# 3 chronic illness = automatic 4 HPI



## DeniseDenise (Apr 25, 2008)

3 chronic illnesses = an automatic 4 HPI, is this the standard for 95 and 97 guidelines?

Thanks!


----------



## valleycoder (Apr 25, 2008)

*Per 97 guidelines*: an extended HPI consists of at least 4 elements of the HPI or the status of at least 3 chronic or inactive conditions.  
*Per 95 guidelines*: an extended HPI consists of 4 or more elements of the HPI.  The medical record should describe four or more elements of the present illness (HPI) or associated comorbidities.


----------



## Erica1217 (Apr 27, 2008)

It also depends on the carrier.  

Mine has said you can count the status of 3 chronic conditions whether you are using 1995 or 1997 guidelines. 

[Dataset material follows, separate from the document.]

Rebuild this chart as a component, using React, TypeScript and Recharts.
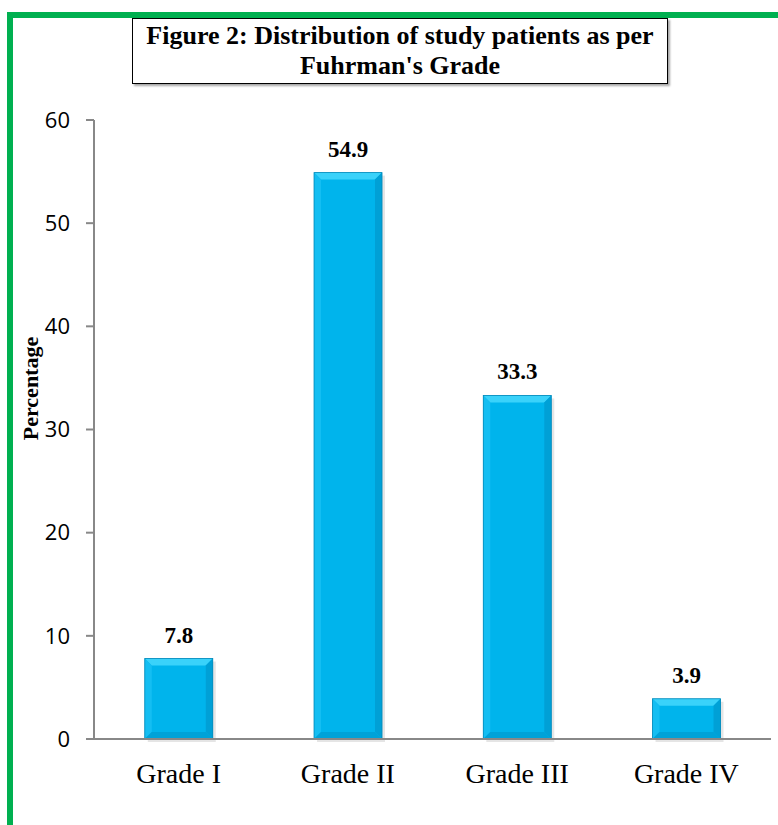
import React from "react";
import { BarChart, Bar, XAxis, YAxis, LabelList } from "recharts";

const grades = ["Grade I", "Grade II", "Grade III", "Grade IV"];
const percentages = [7.8, 54.9, 33.3, 3.9];
const yTicks = [0, 10, 20, 30, 40, 50, 60];

const data = grades.map((grade, i) => ({ grade, pct: percentages[i] }));

// bevelled bar, like the Excel "soft edge" style
function BevelBar(props: any) {
  const { x, y, width, height } = props;
  if (!height || height <= 0) return null;
  const b = Math.min(7, height / 3);
  const x2 = x + width;
  const y2 = y + height;
  return (
    <g>
      <rect x={x + 3} y={y + 3} width={width} height={height} fill="#000" opacity={0.1} />
      <rect x={x} y={y} width={width} height={height} fill="#00B4EC" />
      <polygon points={`${x},${y} ${x2},${y} ${x2 - b},${y + b} ${x + b},${y + b}`} fill="#3AD2FA" />
      <polygon points={`${x},${y} ${x + b},${y + b} ${x + b},${y2 - b} ${x},${y2}`} fill="#14BEF2" />
      <polygon points={`${x2},${y} ${x2},${y2} ${x2 - b},${y2 - b} ${x2 - b},${y + b}`} fill="#00A0D6" />
      <polygon points={`${x},${y2} ${x + b},${y2 - b} ${x2 - b},${y2 - b} ${x2},${y2}`} fill="#00A2D8" />
      <rect x={x} y={y} width={width} height={height} fill="none" stroke="#0088B8" strokeWidth={0.8} />
    </g>
  );
}

export default function App() {
  return (
    <div style={{ position: "absolute", left: 0, top: 0, width: 778, height: 825, background: "#fff", overflow: "hidden" }}>
      <div
        style={{
          position: "absolute",
          left: 7,
          top: 12,
          width: 800,
          height: 850,
          borderLeft: "6px solid #00B050",
          borderTop: "6px solid #00B050",
        }}
      />
      <div
        style={{
          position: "absolute",
          left: 132,
          top: 18,
          width: 536,
          height: 66,
          border: "1.5px solid #000",
          boxShadow: "2px 2px 2px rgba(0,0,0,0.35)",
          background: "#fff",
          fontFamily: "'Liberation Serif', serif",
          fontWeight: "bold",
          fontSize: 26,
          lineHeight: "30px",
          textAlign: "center",
          paddingTop: 2,
          boxSizing: "border-box",
          whiteSpace: "nowrap",
        }}
      >
        Figure 2: Distribution of study patients as per
        <br />
        Fuhrman's Grade
      </div>
      <BarChart
        width={778}
        height={825}
        data={data}
        margin={{ top: 120, right: 7, bottom: 0, left: 0 }}
        barCategoryGap="30%"
        style={{ position: "absolute", left: 0, top: 0 }}
      >
        <YAxis
          width={94}
          domain={[0, 60]}
          ticks={yTicks}
          interval={0}
          axisLine={{ stroke: "#888", strokeWidth: 2 }}
          tickLine={{ stroke: "#888", strokeWidth: 2 }}
          tickSize={8}
          tickMargin={16}
          tick={{ fill: "#000", fontSize: 22, fontFamily: "'Open Sans', sans-serif" }}
          label={{
            content: (p: any) => {
              const vb = p.viewBox;
              const cy = vb.y + vb.height / 2 - 41;
              return (
                <text
                  x={30}
                  y={cy}
                  transform={`rotate(-90, 30, ${cy})`}
                  textAnchor="middle"
                  dominantBaseline="central"
                  fontFamily="'Liberation Serif', serif"
                  fontWeight="bold"
                  fontSize={22}
                  fill="#000"
                >
                  Percentage
                </text>
              );
            },
          }}
        />
        <XAxis
          dataKey="grade"
          height={86}
          axisLine={{ stroke: "#888", strokeWidth: 2 }}
          tickLine={false}
          tickSize={6}
          tickMargin={18}
          tick={{ fill: "#000", fontSize: 28, fontFamily: "'Liberation Serif', serif" }}
        />
        <Bar dataKey="pct" shape={<BevelBar />} isAnimationActive={false}>
          <LabelList
            dataKey="pct"
            position="top"
            offset={16}
            style={{ fill: "#000", fontSize: 23, fontWeight: "bold", fontFamily: "'Liberation Serif', serif" }}
          />
        </Bar>
      </BarChart>
    </div>
  );
}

http://www.medicarenhic.com/faq_det...t/Consultations&searchphrase=&faqpagesize=100


----------



## Belinda Frisch (Jun 25, 2008)

*Status*

"Status" is the key to this. Make sure it is more than a list of 3 ccs. This link to the CMS-approved Highmark Medicare audit form allows for either or. Though I have seen the argument that if you use the 3 cc to support a comprehensive HPI you must adhere to the 97 DGs (bulleted) examinations, I don't know that to be 100% true. It makes sense, but currently it's an either/or situation and, I think, open to interpretation.

http://www.highmarkmedicareservices.com/partb/reference/pdf/scoresheets/8985.pdf


----------